グローバリゼーション下の東南アジアの社会変容と地域変化
【研究分野】人文地理学
【研究キーワード】
東南アジア / 農業社会変容 / 地域分化 / 都市化 / グローバル化 / 農業商業化 / 環境劣化 / 近代化 / 土地利用集約化 / 商業化 / 農地転用 / 商業的農業 / 商品作物 / 農業変化 / 土地利用変化 / 東南アジアの社会変容 / 稲作革新技術 / 労働力移動 / 森林破壊
【研究成果の概要】
本研究は、研究分担者・協力者13人と海外共同研究者4人からなる研究組織により実施された。最初に設定した主要課題項目(植民地支配、近代化政策、農業商業化、階層分化、労働力移動、都市化、環境変化)に沿って、年次ごとに重点を少しずつ移動させながら現地調査と研究集会を繰り返し、3年目には国際会議を開催した。

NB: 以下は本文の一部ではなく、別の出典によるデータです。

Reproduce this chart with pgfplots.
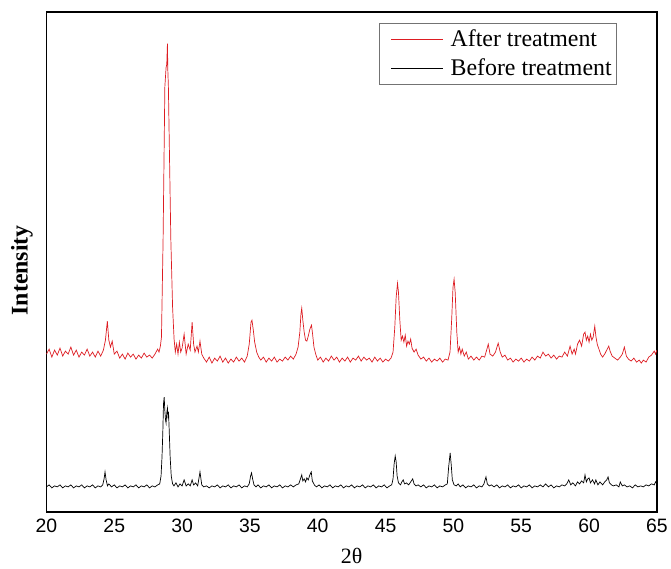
\documentclass[border=0pt]{standalone}
\usepackage{fontspec}
\setmainfont{Liberation Serif}
\newfontfamily\arialfont{Liberation Sans}
\usepackage{pgfplots}
\usepackage{pgfplotstable}
\pgfplotsset{compat=1.18}
\definecolor{xrdred}{RGB}{221,28,34}

% after treatment (2theta, intensity, arbitrary units)
\pgfplotstableread[row sep=\\]{
x y \\
20.0 158 \\ 20.2 163 \\ 20.4 155 \\ 20.6 162 \\ 20.8 157 \\ 21.0 164 \\ 21.2 156 \\ 21.4 161 \\
21.6 158 \\ 21.8 165 \\ 22.0 157 \\ 22.2 162 \\ 22.4 155 \\ 22.6 160 \\ 22.8 157 \\ 23.0 163 \\
23.2 156 \\ 23.4 160 \\ 23.6 155 \\ 23.8 161 \\ 24.0 156 \\ 24.2 162 \\ 24.35 172 \\ 24.49 191 \\
24.6 172 \\ 24.72 165 \\ 24.85 171 \\ 25.0 158 \\ 25.2 161 \\ 25.4 154 \\ 25.6 158 \\ 25.8 153 \\
26.0 159 \\ 26.2 155 \\ 26.4 158 \\ 26.6 153 \\ 26.8 157 \\ 27.0 154 \\ 27.2 159 \\ 27.4 155 \\
27.6 157 \\ 27.8 154 \\ 28.0 158 \\ 28.2 163 \\ 28.3 160 \\ 28.4 166 \\ 28.48 175 \\ 28.60 273 \\
28.73 426 \\ 28.82 445 \\ 28.87 448 \\ 28.92 469 \\ 28.95 442 \\ 28.99 426 \\ 29.17 273 \\ 29.30 205 \\
29.41 173 \\ 29.5 160 \\ 29.6 168 \\ 29.7 158 \\ 29.8 170 \\ 29.9 160 \\ 30.0 164 \\ 30.15 178 \\
30.3 158 \\ 30.45 168 \\ 30.6 162 \\ 30.74 190 \\ 30.85 168 \\ 30.95 160 \\ 31.1 166 \\ 31.2 160 \\
31.32 171 \\ 31.45 158 \\ 31.6 154 \\ 31.8 150 \\ 32.0 155 \\ 32.2 149 \\ 32.4 154 \\ 32.6 151 \\
32.8 156 \\ 33.0 150 \\ 33.2 154 \\ 33.4 149 \\ 33.6 153 \\ 33.8 150 \\ 34.0 155 \\ 34.2 151 \\
34.4 154 \\ 34.6 150 \\ 34.8 156 \\ 34.95 168 \\ 35.08 190 \\ 35.15 192 \\ 35.25 182 \\ 35.35 170 \\
35.5 160 \\ 35.65 155 \\ 35.8 152 \\ 36.0 155 \\ 36.2 150 \\ 36.4 154 \\ 36.6 151 \\ 36.8 155 \\
37.0 150 \\ 37.2 153 \\ 37.4 151 \\ 37.6 155 \\ 37.8 152 \\ 38.0 156 \\ 38.2 153 \\ 38.4 158 \\
38.55 165 \\ 38.68 180 \\ 38.76 198 \\ 38.82 204 \\ 38.9 192 \\ 39.0 180 \\ 39.1 172 \\ 39.2 171 \\
39.3 176 \\ 39.42 183 \\ 39.54 187 \\ 39.62 178 \\ 39.72 165 \\ 39.85 158 \\ 40.0 152 \\ 40.2 155 \\
40.4 150 \\ 40.6 154 \\ 40.8 151 \\ 41.0 156 \\ 41.2 152 \\ 41.4 155 \\ 41.6 150 \\ 41.8 154 \\
42.0 151 \\ 42.2 155 \\ 42.4 150 \\ 42.6 154 \\ 42.8 152 \\ 43.0 156 \\ 43.2 151 \\ 43.4 155 \\
43.6 152 \\ 43.8 154 \\ 44.0 150 \\ 44.2 155 \\ 44.4 151 \\ 44.6 154 \\ 44.8 150 \\ 45.0 153 \\
45.2 151 \\ 45.4 154 \\ 45.55 160 \\ 45.68 185 \\ 45.78 215 \\ 45.88 229 \\ 45.95 220 \\ 46.05 192 \\
46.15 172 \\ 46.25 176 \\ 46.35 170 \\ 46.45 177 \\ 46.55 166 \\ 46.65 171 \\ 46.75 168 \\ 46.85 173 \\
46.95 164 \\ 47.1 160 \\ 47.25 163 \\ 47.4 157 \\ 47.6 153 \\ 47.8 155 \\ 48.0 151 \\ 48.2 154 \\
48.4 150 \\ 48.6 153 \\ 48.8 151 \\ 49.0 154 \\ 49.2 150 \\ 49.4 153 \\ 49.6 152 \\ 49.75 160 \\
49.88 195 \\ 49.97 225 \\ 50.05 233 \\ 50.13 220 \\ 50.25 180 \\ 50.35 160 \\ 50.45 165 \\ 50.55 158 \\
50.65 163 \\ 50.8 156 \\ 50.95 160 \\ 51.1 153 \\ 51.3 156 \\ 51.5 152 \\ 51.7 155 \\ 51.9 152 \\
52.1 156 \\ 52.3 155 \\ 52.45 162 \\ 52.57 168 \\ 52.7 158 \\ 52.9 156 \\ 53.1 160 \\ 53.3 169 \\
53.45 160 \\ 53.6 155 \\ 53.8 157 \\ 54.0 152 \\ 54.2 154 \\ 54.4 150 \\ 54.6 153 \\ 54.8 151 \\
55.0 154 \\ 55.2 150 \\ 55.4 153 \\ 55.6 151 \\ 55.8 155 \\ 56.0 152 \\ 56.2 156 \\ 56.4 154 \\
56.6 160 \\ 56.8 156 \\ 57.0 158 \\ 57.2 154 \\ 57.4 157 \\ 57.6 153 \\ 57.8 156 \\ 58.0 155 \\
58.2 160 \\ 58.4 156 \\ 58.6 166 \\ 58.75 158 \\ 58.9 163 \\ 59.0 158 \\ 59.15 168 \\ 59.3 172 \\
59.45 166 \\ 59.6 178 \\ 59.7 180 \\ 59.8 172 \\ 59.9 176 \\ 60.0 170 \\ 60.1 178 \\ 60.2 172 \\
60.3 175 \\ 60.42 186 \\ 60.5 176 \\ 60.6 168 \\ 60.7 164 \\ 60.85 158 \\ 61.0 155 \\ 61.15 158 \\
61.3 162 \\ 61.45 166 \\ 61.55 161 \\ 61.7 156 \\ 61.9 154 \\ 62.1 152 \\ 62.3 155 \\ 62.45 158 \\
62.6 165 \\ 62.75 156 \\ 62.9 153 \\ 63.1 151 \\ 63.3 154 \\ 63.5 150 \\ 63.7 152 \\ 63.85 149 \\
64.0 152 \\ 64.2 150 \\ 64.4 155 \\ 64.6 157 \\ 64.8 161 \\ 64.9 158 \\ 65.0 162 \\
}\after

% before treatment
\pgfplotstableread[row sep=\\]{
x y \\
20.0 25 \\ 20.2 27 \\ 20.4 24 \\ 20.6 26 \\ 20.8 25 \\ 21.0 27 \\ 21.2 24 \\ 21.4 26 \\
21.6 25 \\ 21.8 27 \\ 22.0 24 \\ 22.2 26 \\ 22.4 25 \\ 22.6 27 \\ 22.8 24 \\ 23.0 26 \\
23.2 25 \\ 23.4 27 \\ 23.6 24 \\ 23.8 26 \\ 24.0 25 \\ 24.15 27 \\ 24.25 33 \\ 24.32 40 \\
24.4 32 \\ 24.5 26 \\ 24.6 28 \\ 24.8 25 \\ 25.0 27 \\ 25.2 24 \\ 25.4 26 \\ 25.6 25 \\
25.8 27 \\ 26.0 24 \\ 26.2 26 \\ 26.4 25 \\ 26.6 27 \\ 26.8 24 \\ 27.0 26 \\ 27.2 25 \\
27.4 27 \\ 27.6 24 \\ 27.8 26 \\ 28.0 25 \\ 28.2 27 \\ 28.35 28 \\ 28.45 36 \\ 28.52 55 \\
28.58 80 \\ 28.63 108 \\ 28.68 115 \\ 28.73 101 \\ 28.78 92 \\ 28.82 89 \\ 28.87 99 \\ 28.92 104 \\
28.96 96 \\ 29.0 100 \\ 29.05 82 \\ 29.12 55 \\ 29.2 36 \\ 29.3 28 \\ 29.4 26 \\ 29.55 29 \\
29.7 25 \\ 29.85 28 \\ 30.0 26 \\ 30.15 32 \\ 30.3 26 \\ 30.45 28 \\ 30.6 26 \\ 30.74 32 \\
30.85 27 \\ 31.0 29 \\ 31.15 26 \\ 31.32 40 \\ 31.45 27 \\ 31.6 25 \\ 31.8 26 \\ 32.0 24 \\
32.2 26 \\ 32.4 25 \\ 32.6 27 \\ 32.8 24 \\ 33.0 26 \\ 33.2 25 \\ 33.4 27 \\ 33.6 24 \\
33.8 26 \\ 34.0 25 \\ 34.2 27 \\ 34.4 24 \\ 34.6 26 \\ 34.8 25 \\ 34.95 28 \\ 35.05 36 \\
35.12 39 \\ 35.2 33 \\ 35.3 27 \\ 35.45 25 \\ 35.6 27 \\ 35.8 24 \\ 36.0 26 \\ 36.2 25 \\
36.4 27 \\ 36.6 24 \\ 36.8 26 \\ 37.0 25 \\ 37.2 27 \\ 37.4 24 \\ 37.6 26 \\ 37.8 25 \\
38.0 27 \\ 38.2 25 \\ 38.4 27 \\ 38.6 28 \\ 38.75 34 \\ 38.82 37 \\ 38.9 31 \\ 39.0 33 \\
39.1 30 \\ 39.2 34 \\ 39.3 32 \\ 39.42 37 \\ 39.52 40 \\ 39.6 31 \\ 39.75 27 \\ 39.9 25 \\
40.1 27 \\ 40.3 24 \\ 40.5 26 \\ 40.7 25 \\ 40.9 27 \\ 41.1 24 \\ 41.3 26 \\ 41.5 25 \\
41.7 27 \\ 41.9 24 \\ 42.1 26 \\ 42.3 25 \\ 42.5 27 \\ 42.7 24 \\ 42.9 26 \\ 43.1 25 \\
43.3 27 \\ 43.5 24 \\ 43.7 26 \\ 43.9 25 \\ 44.1 27 \\ 44.3 24 \\ 44.5 26 \\ 44.7 25 \\
44.9 27 \\ 45.1 24 \\ 45.3 26 \\ 45.45 27 \\ 45.55 33 \\ 45.63 48 \\ 45.71 56 \\ 45.78 50 \\
45.85 36 \\ 45.95 29 \\ 46.1 27 \\ 46.2 30 \\ 46.3 32 \\ 46.4 28 \\ 46.55 29 \\ 46.7 27 \\
46.85 30 \\ 47.0 33 \\ 47.1 28 \\ 47.25 26 \\ 47.4 27 \\ 47.6 25 \\ 47.8 27 \\ 48.0 24 \\
48.2 26 \\ 48.4 25 \\ 48.6 27 \\ 48.8 24 \\ 49.0 26 \\ 49.2 25 \\ 49.4 27 \\ 49.55 28 \\
49.65 45 \\ 49.76 59 \\ 49.84 47 \\ 49.92 32 \\ 50.05 27 \\ 50.2 26 \\ 50.35 28 \\ 50.5 25 \\
50.7 27 \\ 50.9 24 \\ 51.1 26 \\ 51.3 25 \\ 51.5 27 \\ 51.7 24 \\ 51.9 26 \\ 52.1 25 \\
52.25 28 \\ 52.4 35 \\ 52.5 28 \\ 52.65 26 \\ 52.8 27 \\ 53.0 25 \\ 53.2 27 \\ 53.4 24 \\
53.6 26 \\ 53.8 25 \\ 54.0 27 \\ 54.2 24 \\ 54.4 26 \\ 54.6 25 \\ 54.8 27 \\ 55.0 24 \\
55.2 26 \\ 55.4 25 \\ 55.6 27 \\ 55.8 24 \\ 56.0 26 \\ 56.2 25 \\ 56.4 27 \\ 56.6 25 \\
56.8 28 \\ 57.0 25 \\ 57.2 27 \\ 57.4 24 \\ 57.6 26 \\ 57.8 25 \\ 58.0 27 \\ 58.2 26 \\
58.35 28 \\ 58.5 32 \\ 58.65 27 \\ 58.8 29 \\ 59.0 26 \\ 59.15 30 \\ 59.3 28 \\ 59.45 31 \\
59.6 29 \\ 59.7 37 \\ 59.8 30 \\ 59.9 33 \\ 60.0 34 \\ 60.1 29 \\ 60.25 32 \\ 60.4 28 \\
60.5 32 \\ 60.65 27 \\ 60.8 30 \\ 61.0 27 \\ 61.15 30 \\ 61.3 32 \\ 61.4 35 \\ 61.5 29 \\
61.65 27 \\ 61.8 26 \\ 62.0 27 \\ 62.2 25 \\ 62.3 30 \\ 62.45 26 \\ 62.6 27 \\ 62.8 25 \\
63.0 26 \\ 63.2 24 \\ 63.4 27 \\ 63.6 25 \\ 63.8 26 \\ 64.0 25 \\ 64.2 27 \\ 64.4 26 \\
64.6 28 \\ 64.8 27 \\ 64.9 30 \\ 65.0 28 \\
}\before

\begin{document}
\begin{tikzpicture}
\begin{axis}[
  scale only axis,
  width=611.5bp, height=500.7bp,
  xmin=20, xmax=65, ymin=0, ymax=500.7,
  xtick={20,25,...,65},
  ytick=\empty,
  major tick length=0pt,
  axis line style={line width=1.4bp},
  /pgf/number format/assume math mode=true,
  tick label style={font=\arialfont\fontsize{19.5}{20}\selectfont},
  xticklabel style={yshift=-3.5bp},
  xlabel={2θ},
  xlabel style={at={(rel axis cs:0.5,0)},anchor=north,inner sep=0pt,yshift=-36bp,
    font=\fontsize{22}{24}\selectfont},
  ylabel={Intensity},
  ylabel style={at={(rel axis cs:-0.022,0.483)},anchor=south,inner sep=0pt,
    font=\bfseries\fontsize{24}{26}\selectfont},
  legend cell align=left,
  legend image code/.code={\path (0bp,0bp) (66bp,0bp); \draw[#1,line width=0.8bp] (10bp,0bp) -- (62bp,0bp);},
  legend style={at={(rel axis cs:0.9346,0.978)},anchor=north east,
    draw=black!55,line width=0.6bp,inner xsep=2bp,inner ysep=1bp,
    font=\fontsize{24}{26}\selectfont,
    nodes={inner xsep=3bp,inner ysep=5.5bp}},
]
\addplot[xrdred,line width=0.7bp] table[x=x,y=y] {\after};
\addplot[black,line width=0.7bp] table[x=x,y=y] {\before};
\legend{After treatment,Before treatment}
\end{axis}
\path ([shift={(-46.5bp,-56.3bp)}]current axis.south west)
  rectangle ([shift={(12.5bp,12bp)}]current axis.north east);
\end{tikzpicture}
\end{document}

最終報告書の構成は、植民地下の社会変容(第7・11章)、近代化政策(第2・3・8・9・12章)、それに伴う農村および都市の社会変容(第4・5・6・13・15・16章)、その地域的投影としての地域分化(第1・10・14・17章)からなる。変化の態様は同じ東南アジアでも地域ごとに多様で共通していえることは多くはないが、以下の諸点はほぼ確認できた。第1に、1960年代の東南アジアでわれわれが目の当たりにしたのは、いわゆる伝統的農民社会ではなくて、植民地期に大きく変貌した後の農民であり、農民社会であった。第2に、1970年代以降の農業社会変容は、基本的に「緑の革命」とその後の農業商業化を契機とするものであった。それは生産物と同時に生産過程の商業化を進めて農村部に一大農業資材・サービス市場を形成、それに地元の米穀商など商人層がすばやく反応した。第3に、近代化政策は農村住民を大量に農村から排除した。大半は雇用を求めて都市に移動したが、かなりのものが土地を求めて山地部に向かい、商業伐採跡地などの貧弱な二次林に住み着いて焼畑耕作を行った。これが森林の後退につながった。第4に、東南アジアの農村経済はどこでも所得の源泉を農業から非農業部門に拡大した。土地利用は稲から換金作物へ、農地から非農業用地へと転換した。この傾向をどう解釈するかが重要であるが、それには農村実態調査の更なる蓄積、近代化過程の国際比較、理論的研究としての「農業問題」研究の再開・継続が必要に思われる。